Isu soal revisi TBA sebenarnya telah lama mencuat. Para pelaku sekaligus Asosiasi Perusahaan Penerbangan Sipil Nasional Indonesia (INACA) serta sejumlah pengamat penerbangan menyuarakan pentingnya revisi regulasi tersebut agar maskapai bisa bertahan.
Menurut Gatot, setidaknya ada sejumlah solusi yang dapat dipertimbangkan pemerintah guna menyehatkan industri penerbangan dalam negeri. Cakupan ini berlaku dari persoalan TBA hingga biaya-biaya komponen tiket.
Pertama, pemerintah dapat menaikkan TBA sehingga pendapatan maskapai bisa meningkat setidaknya menyamai, bahkan melebihi biaya yang dikeluarkan. Namun, imbas kenaikan harga tiket akan memicu protes masyarakat.
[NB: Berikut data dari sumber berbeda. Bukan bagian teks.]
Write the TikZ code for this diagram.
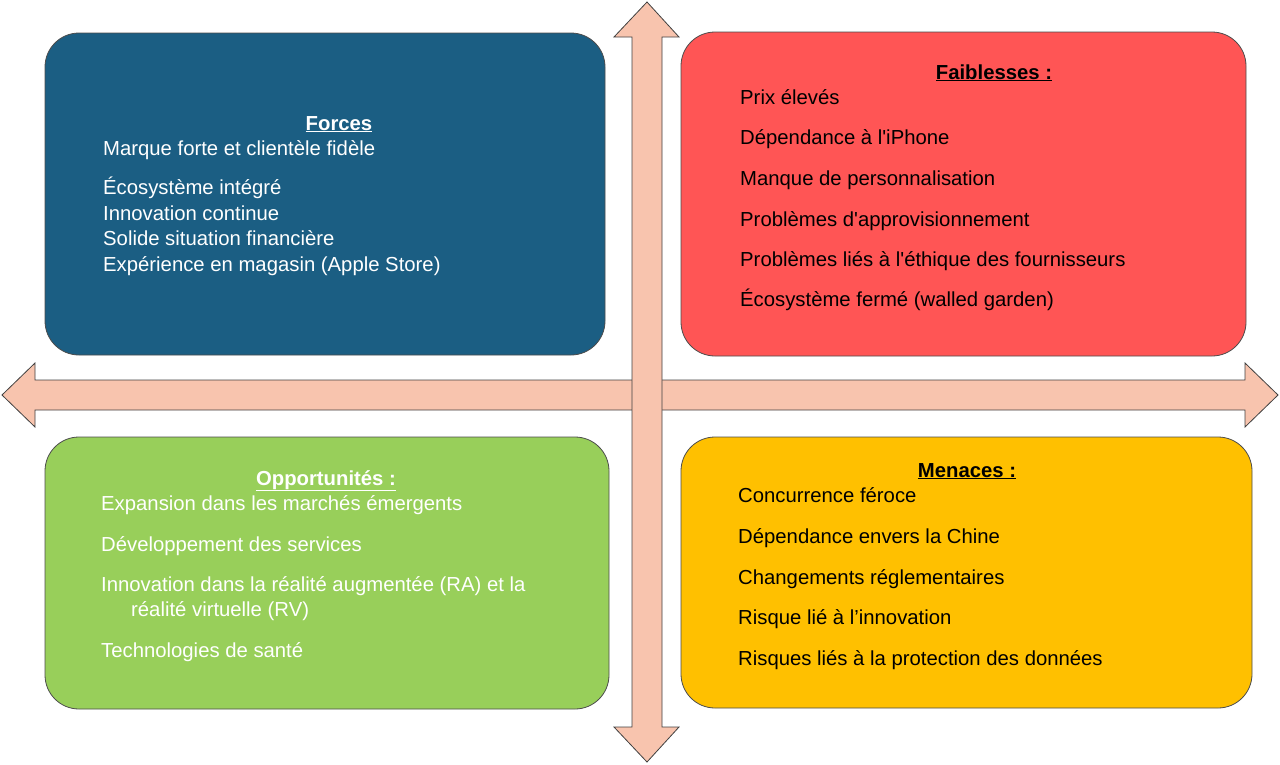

Kedua, pemerintah bisa menurunkan biaya-biaya yang timbul dalam komponen tiket. Beberapa contohnya menurunkan harga avtur, menghapus sejumlah pajak, bea masuk, kemudahan impor pesawat, serta subsidi biaya pelayanan jasa penumpang (PSC). Dampaknya, TBA serta harga tiket bisa dipertahankan, bahkan menurun. Namun, pemerintah mengeluarkan biaya lebih guna menyubsidi serta berkurangnya penerimaan pajak.